Files with html extensions are static web pages, you write them, put them on the server, and they are served as they are, no changes.
Asp and the others are dynamic files, they are processed by an app on the server before they are sent to the client. This app may do nothing, so the page comes as it was, but usually it will add content. This content could be to create a CMS page by pulling the page content from a database, it could be your shopping orders pulled from your account, or it could be your current bank statement.
Caching should never be done on anything that is specific to a single user, so it's fine to cache public CMS content with an asp extension, but not your bank statement.
There is more to it than that, but hopefully that gives you a general idea.'That is mostly correct for simple HTTP/1.0-like behaviour.
With HTTP/1.1 and later things are a little different. The biggest change is that URL no longer matters. The Content-Typereplaces "fiel extension" entirely, and Cache-Control headers take over the job of defining how and when something can be cached.
For Squid, the refresh_pattern directive is what provides compatibility with HTTP 1.0 behaviour. It provides values for any Cache-Control settings the server omitted (eg for servers acting like HTTP/1.0 still).
The default "refresh_pattern -i (/cgi-bin/|?) 0 0% 0" configuration line tells Squid the values which will perform HTTP/1.0 caching behaviour for any of the dynamic content coming out of broken or old cgi-bin services or anythign with query-string ('?...') URL.
Jonathan: if you have not changed the refresh_pattern's you do not have to care specifically about dynamic-vs-static content caching. Whether it is plain-text HTTP(S) or SSL-Bump'ed HTTPS, it should all cache properly for its server-claimed needs.
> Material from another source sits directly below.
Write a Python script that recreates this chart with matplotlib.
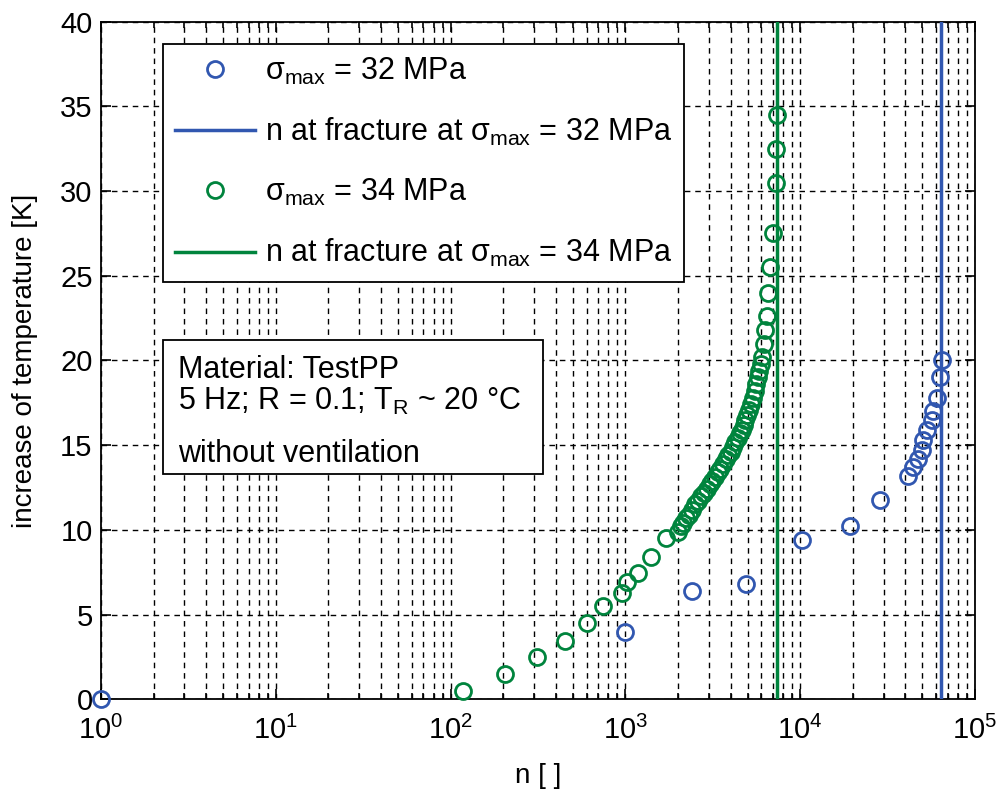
import matplotlib
matplotlib.use("Agg")
import matplotlib.pyplot as plt
from matplotlib.patches import Rectangle
from matplotlib.ticker import LogLocator, LogFormatterMathtext, MultipleLocator, NullFormatter

plt.rcParams['font.family'] = ['Liberation Sans', 'DejaVu Sans']
plt.rcParams['mathtext.fontset'] = 'custom'
plt.rcParams['mathtext.rm'] = 'Liberation Sans'
plt.rcParams['mathtext.it'] = 'Liberation Sans:italic'
plt.rcParams['mathtext.bf'] = 'Liberation Sans:bold'
plt.rcParams['mathtext.sf'] = 'Liberation Sans'

# sigma_max = 32 MPa
n_32 = [1, 1000, 2400, 4900, 10200, 19300, 28600, 41400, 44200, 47200,
        49800, 50500, 53100, 56800, 57500, 60700, 63100, 64700]
dT_32 = [0.0, 4.0, 6.4, 6.8, 9.4, 10.2, 11.75, 13.2, 13.7, 14.2,
         14.7, 15.3, 15.9, 16.5, 17.0, 17.8, 19.0, 20.0]
n_fracture_32 = 64000

# sigma_max = 34 MPa
n_34 = [118, 205, 312, 451, 603, 745, 955, 1020, 1180, 1400, 1710,
        2000, 2080, 2150, 2230, 2320, 2400, 2500, 2600, 2700, 2800,
        2920, 3030, 3150, 3270, 3400, 3500, 3620, 3750, 3870, 4000,
        4120, 4250, 4380, 4500, 4620, 4750, 4860, 4980, 5100, 5220,
        5350, 5480, 5600, 5720, 5850, 5950, 6050, 6200, 6300, 6460,
        6540, 6720, 6990, 7270, 7300, 7370]
dT_34 = [0.5, 1.5, 2.5, 3.45, 4.5, 5.5, 6.3, 6.9, 7.45, 8.4, 9.5,
         9.9, 10.2, 10.4, 10.7, 10.9, 11.2, 11.5, 11.7, 12.0, 12.2,
         12.4, 12.7, 12.9, 13.1, 13.4, 13.6, 13.9, 14.2, 14.4, 14.6,
         14.9, 15.2, 15.4, 15.7, 15.9, 16.2, 16.5, 16.8, 17.1, 17.4,
         17.8, 18.2, 18.6, 19.0, 19.4, 19.8, 20.2, 21.0, 21.8, 22.6,
         24.0, 25.5, 27.5, 30.5, 32.5, 34.5]
n_fracture_34 = 7400

info_lines = ['Material: TestPP',
              '5 Hz; R = 0.1; T$_{\\rm R}$ ~ 20 °C',
              'without ventilation']

blue = '#3157b0'
green = '#00843d'
fs_text = 22
fs_tick = 21
fs_label = 20

fig = plt.figure(figsize=(9.99, 8.01), dpi=100)
ax = fig.add_axes([0.101, 0.127, 0.875, 0.846])

ax.semilogx(n_32, dT_32, 'o', mfc='none', mec=blue, mew=2.0, ms=11.5,
            clip_on=False, zorder=4, label=r'σ$_{\rm max}$ = 32 MPa')
ax.axvline(n_fracture_32, color=blue, lw=2.5, zorder=3,
           label=r'n at fracture at σ$_{\rm max}$ = 32 MPa')
ax.semilogx(n_34, dT_34, 'o', mfc='none', mec=green, mew=2.0, ms=11.5,
            clip_on=False, zorder=4, label=r'σ$_{\rm max}$ = 34 MPa')
ax.axvline(n_fracture_34, color=green, lw=2.5, zorder=3,
           label=r'n at fracture at σ$_{\rm max}$ = 34 MPa')

ax.set_xlim(1, 1e5)
ax.set_ylim(0, 40)
ax.xaxis.set_major_locator(LogLocator(base=10, numticks=10))
ax.xaxis.set_minor_locator(LogLocator(base=10, subs=range(2, 10), numticks=100))
ax.xaxis.set_major_formatter(LogFormatterMathtext())
ax.xaxis.set_minor_formatter(NullFormatter())
ax.yaxis.set_major_locator(MultipleLocator(5))

grid_style = dict(color='black', linestyle=(0, (4, 3.5)), linewidth=1.0)
ax.grid(True, which='major', axis='both', **grid_style)
ax.grid(True, which='minor', axis='x', **grid_style)
ax.set_axisbelow(True)

ax.tick_params(which='both', direction='in', top=True, right=True,
               labelsize=fs_tick, width=1.2, color='black')
ax.tick_params(which='major', length=7)
ax.tick_params(which='minor', length=4)
ax.tick_params(axis='x', which='major', pad=12)
ax.tick_params(axis='y', which='major', pad=6)
for sp in ax.spines.values():
    sp.set_linewidth(1.3)

ax.set_xlabel('n [ ]', fontsize=fs_label, labelpad=13)
ax.set_ylabel('increase of temperature [K]', fontsize=fs_label, labelpad=16)

leg = ax.legend(loc='upper left', bbox_to_anchor=(0.071, 0.9675),
                fontsize=fs_text, frameon=True, fancybox=False, framealpha=1,
                edgecolor='black', handlelength=2.6, borderpad=0.4,
                labelspacing=0.95, handletextpad=0.33, borderaxespad=0)
leg.get_frame().set_linewidth(1.3)

# annotation box with the test conditions
ax.add_patch(Rectangle((0.071, 0.3323), 0.4347, 0.1977, transform=ax.transAxes,
                       facecolor='white', edgecolor='black', lw=1.3, zorder=5))
for line, y in zip(info_lines, [0.474, 0.427, 0.350]):
    ax.text(0.088, y, line, transform=ax.transAxes, fontsize=fs_text,
            va='baseline', ha='left', zorder=6)

fig.savefig('out.png', dpi=100)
Your "cache deny" policy in squid.conf is telling Squid never to cache any URL containing the ACL-matching strings. Even if they could be cached safely.
HTH
Amos"Basically you do not really need to add this weird rule per the email support..
if you have not changed the refresh_pattern's you do not have to care specifically about dynamic-vs-static content caching. Whether it is plain-text HTTP(S) or SSL-Bump'ed HTTPS, it should all cache properly for its server-claimed needs.I do not know if anyone else wonders about this and stumbled on that rule on several different websites, it is not built into the Squid Package but it seems like something others have been adding.